Wszystko wskazuje na to, że będą potrzebne zmiany ustawodawcze ws. systemu odpowiedzialności dyscyplinarnej - powiedział w piątek PAP prezydent Andrzej Duda, pytany o pismo pierwszej I Sądu Najwyższego Małgorzaty Manowskiej.
CZYTAJ TAKŻE: I prezes SN skierowała pisma do prezydenta, premiera oraz marszałków Sejmu i Senatu. O co apeluje Małgorzata Manowska?
Prezydent: Zgadzam się z panią prezes Manowską
W piśmie skierowanym do prezydenta I prezes SN zwróciła się z apelem o rozważenie skorzystania z kompetencji inicjatywy ustawodawczej, która pozwoliłaby na „efektywne i nie budzące zastrzeżeń” funkcjonowanie w Polsce systemu odpowiedzialności dyscyplinarnej.
Prezydent pytany przez PAP o list I prezes SN powiedział: „zgadzam się tutaj z panią prezes całkowicie”.
Uważam, że przede wszystkim po pierwsze powinien być system odpowiedzialności dyscyplinarnej sędziów taki, żeby była ona skuteczna, żeby społeczeństwo miało to poczucie, że to nie jest tak, że nie ma żadnej odpowiedzialności, że ona jest. Oczywiście, także żeby środowisko sędziowskie miało to poczucie, że ta odpowiedzialność jest, ale powinno być to rzeczywiście przejrzyste, rzetelne, uczciwe
— powiedział prezydent.
Dopytywany o słowa Manowskiej na temat wynikającego ze orzeczeń TSUE „faktycznego paraliżu systemu odpowiedzialności dyscyplinarnej sędziów”, Duda powiedział, że „wszystko wskazuje na to, że będą potrzebne zmiany ustawodawcze”.
I prezes Sądu Najwyższego skierowała cztery pisma o podobnej treści do: prezydenta Andrzeja Dudy, premiera Mateusza Morawieckiego, marszałek Sejmu Elżbiety Witek oraz marszałka Senatu Tomasza Grodzkiego.
We wszystkich czterech pismach I prezes SN odniosła się do sytuacji w sądownictwie, która zaistniała m.in. po ostatnich orzeczeniach Trybunału Sprawiedliwości Unii Europejskiej.
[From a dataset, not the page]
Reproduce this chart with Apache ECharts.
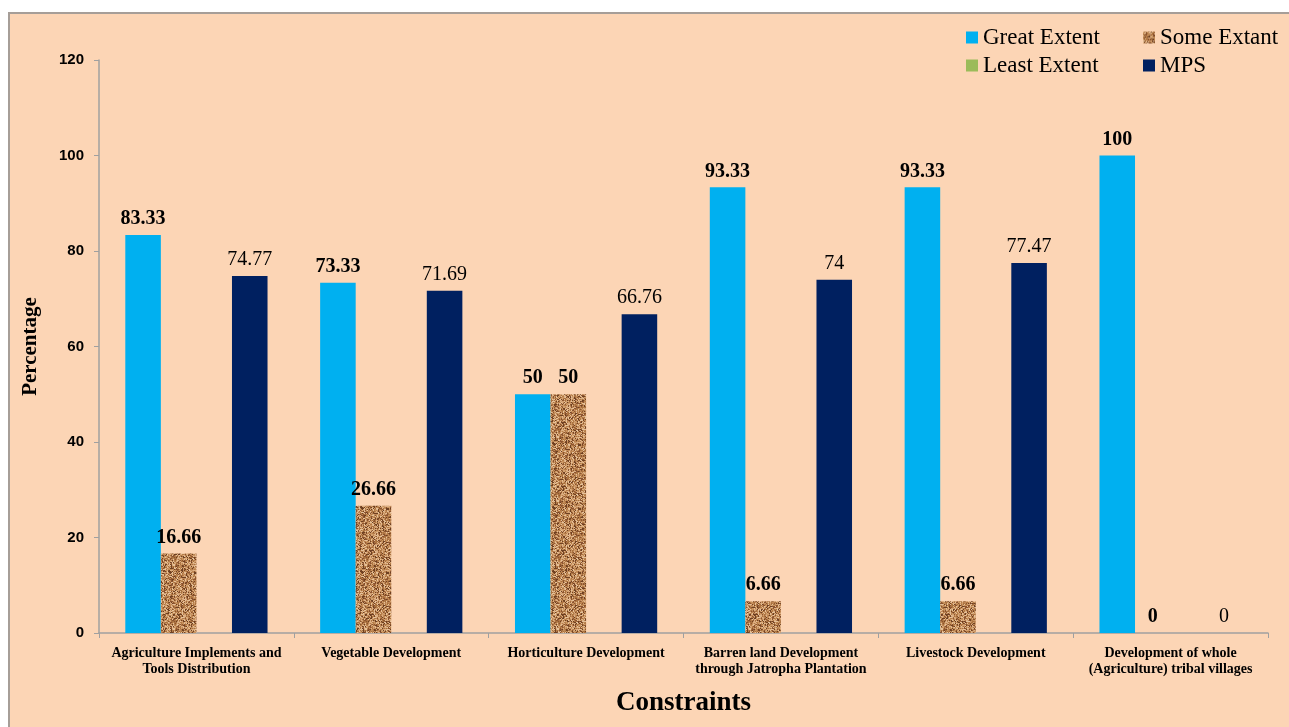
<!DOCTYPE html>
<html>
<head>
<meta charset="utf-8">
<script src="https://cdn.jsdelivr.net/npm/echarts@6/dist/echarts.min.js"></script>
<style>
html,body{margin:0;padding:0;background:#fff;}
#c{width:1289px;height:727px;}
</style>
</head>
<body>
<div id="c"></div>
<script>
var categories = [
  "Agriculture Implements and\nTools Distribution",
  "Vegetable Development",
  "Horticulture Development",
  "Barren land Development\nthrough Jatropha Plantation",
  "Livestock Development",
  "Development of whole\n(Agriculture) tribal villages"
];
var greatExtent = [83.33, 73.33, 50, 93.33, 93.33, 100];
var someExtant  = [16.66, 26.66, 50, 6.66, 6.66, 0];
var leastExtent = [0, 0, 0, 0, 0, 0];
var mps         = [74.77, 71.69, 66.76, 74, 77.47, 0];
var yTicks = [0, 20, 40, 60, 80, 100, 120];

// deterministic cork-like texture
function makeTexture() {
  var N = 64;
  var cv = document.createElement('canvas');
  cv.width = N; cv.height = N;
  var ctx = cv.getContext('2d');
  ctx.fillStyle = '#BF8754';
  ctx.fillRect(0, 0, N, N);
  var shades = ['#DDB084', '#D2A070', '#A9713F', '#8C5430', '#6E4022', '#C8935F', '#E6C29A', '#B57C48'];
  for (var y = 0; y < N; y++) {
    for (var x = 0; x < N; x++) {
      var h = ((x * 374761393) ^ (y * 668265263)) >>> 0;
      h = Math.imul(h ^ (h >>> 13), 1274126177) >>> 0;
      h = (h ^ (h >>> 16)) >>> 0;
      var idx = h % 10;
      if (idx < shades.length) {
        ctx.fillStyle = shades[idx];
        var w = (h >>> 8) % 3 === 0 ? 2 : 1;
        var hh = (h >>> 12) % 4 === 0 ? 2 : 1;
        ctx.fillRect(x, y, w, hh);
      }
    }
  }
  return cv;
}
var tex = makeTexture();

var serif = '"Liberation Serif", "Times New Roman", serif';
var sans = '"Liberation Sans", Arial, sans-serif';

var chart = echarts.init(document.getElementById('c'));
var boldLabel = {show: true, position: 'top', distance: 6, fontFamily: serif, fontWeight: 'bold', fontSize: 20, color: '#000'};
var normLabel = {show: true, position: 'top', distance: 6, fontFamily: serif, fontWeight: 'normal', fontSize: 20, color: '#000'};

chart.setOption({
  backgroundColor: '#ffffff',
  animation: false,
  graphic: [{
    type: 'rect', silent: true, z: -100,
    shape: {x: 9, y: 13, width: 1300, height: 730},
    style: {fill: '#FCD5B5', stroke: '#A69E98', lineWidth: 2}
  }],
  legend: [{
    left: 961, top: 21, orient: 'vertical', icon: 'rect', itemWidth: 12, itemHeight: 12, itemGap: 5,
    data: ['Great Extent', 'Least Extent'],
    textStyle: {fontFamily: serif, fontSize: 23, color: '#000'}
  }, {
    left: 1138, top: 21, orient: 'vertical', icon: 'rect', itemWidth: 12, itemHeight: 12, itemGap: 5,
    data: ['Some Extant', 'MPS'],
    textStyle: {fontFamily: serif, fontSize: 23, color: '#000'}
  }],
  grid: {left: 99, right: 21, top: 60, bottom: 94, containLabel: false},
  xAxis: {
    type: 'category',
    data: categories,
    name: 'Constraints',
    nameLocation: 'middle',
    nameGap: 57,
    nameTextStyle: {fontFamily: serif, fontWeight: 'bold', fontSize: 27, color: '#000'},
    axisLine: {lineStyle: {color: '#A0A0A0', width: 1.5}},
    axisTick: {show: true, length: 5, lineStyle: {color: '#A0A0A0'}},
    axisLabel: {interval: 0, margin: 12, fontFamily: serif, fontWeight: 'bold', fontSize: 14, lineHeight: 16, color: '#000'}
  },
  yAxis: {
    type: 'value', min: 0, max: 120, interval: 20,
    name: 'Percentage',
    nameLocation: 'middle',
    nameGap: 58,
    nameRotate: 90,
    nameTextStyle: {fontFamily: serif, fontWeight: 'bold', fontSize: 21, color: '#000'},
    axisLine: {show: true, lineStyle: {color: '#A0A0A0', width: 1.5}},
    axisTick: {show: true, length: 5, lineStyle: {color: '#A0A0A0'}},
    splitLine: {show: false},
    axisLabel: {margin: 15, fontFamily: sans, fontWeight: 'bold', fontSize: 15, color: '#000',
      formatter: function (v) { return yTicks.indexOf(v) >= 0 ? String(v) : ''; }}
  },
  series: [{
    name: 'Great Extent', type: 'bar', data: greatExtent,
    barGap: '0%', barCategoryGap: '27%',
    itemStyle: {color: '#00B0F0'},
    label: boldLabel
  }, {
    name: 'Some Extant', type: 'bar', data: someExtant,
    itemStyle: {color: {image: tex, repeat: 'repeat'}},
    label: boldLabel
  }, {
    name: 'Least Extent', type: 'bar', data: leastExtent,
    itemStyle: {color: '#9BBB59'},
    label: {show: false}
  }, {
    name: 'MPS', type: 'bar', data: mps,
    itemStyle: {color: '#002060'},
    label: normLabel
  }]
});
</script>
</body>
</html>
Niezależnie od grożących Rzeczpospolitej Polskiej, ewentualnych, daleko idących konsekwencji finansowych niewykonania orzeczeń TSUE, zwracam uwagę na wynikający ze wspomnianych orzeczeń, faktyczny paraliż systemu odpowiedzialności dyscyplinarnej sędziów, który utrzymuje się od roku, a w ostatnich tygodniach drastycznie się nasilił
— napisała prezes Manowska.
Jak dodała, z orzeczeń TSUE oraz Europejskieo Trybunału Praw Człowieka wynika, że formułowane w nich zastrzeżenia względem polskiego systemu odpowiedzialności dyscyplinarnej nie dotyczą „praktyki orzekania w Izbie Dyscyplinarnej Sądu Najwyższego”, lecz „mankamentów regulacji ustawowych, w oparciu o które system ten funkcjonuje”.
Tym samym, doprowadzenie do stanu zgodności z prawem europejskim oraz standardami formułowanymi na podstawie Europejskiej Konwencji Praw Człowieka, w oczywisty sposób wymaga dokonania niezwłocznie, a nade wszystko przemyślanych, zmian ustawowych
— podkreśliła I prezes SN.
Orzeczenie TSUE
W połowie lipca Trybunał Sprawiedliwości Unii Europejskiej orzekł, że system odpowiedzialności dyscyplinarnej sędziów w Polsce nie jest zgodny z prawem UE. Dzień wcześniej TSUE zobowiązał Polskę do zawieszenia stosowania przepisów dotyczących w szczególności uprawnień Izby Dyscyplinarnej SN, także w kwestiach na przykład uchylania immunitetów sędziowskich. Tego samego dnia Trybunał Konstytucyjny orzekł, że przepis Traktatu o UE, na podstawie którego TSUE zobowiązuje państwa członkowie do stosowania środków tymczasowych w sprawie sądownictwa, jest niezgodny z konstytucją.
W ubiegłym tygodniu ETPC w orzeczeniu w sprawie adwokatki Joanny Reczkowicz przeciwko Polsce stwierdził „poważne nieprawidłowości w powoływaniu sędziów do nowo utworzonej Izby Dyscyplinarnej Sądu Najwyższego po reformie legislacyjnej”. Według ETPC w sprawie prawniczki, zawieszonej na trzy lata przez Izbę Dyscyplinarną, doszło do naruszenia prawa do sądu ustanowionego ustawą. Polska ma wypłacić skarżącej 15 tys. euro odszkodowania.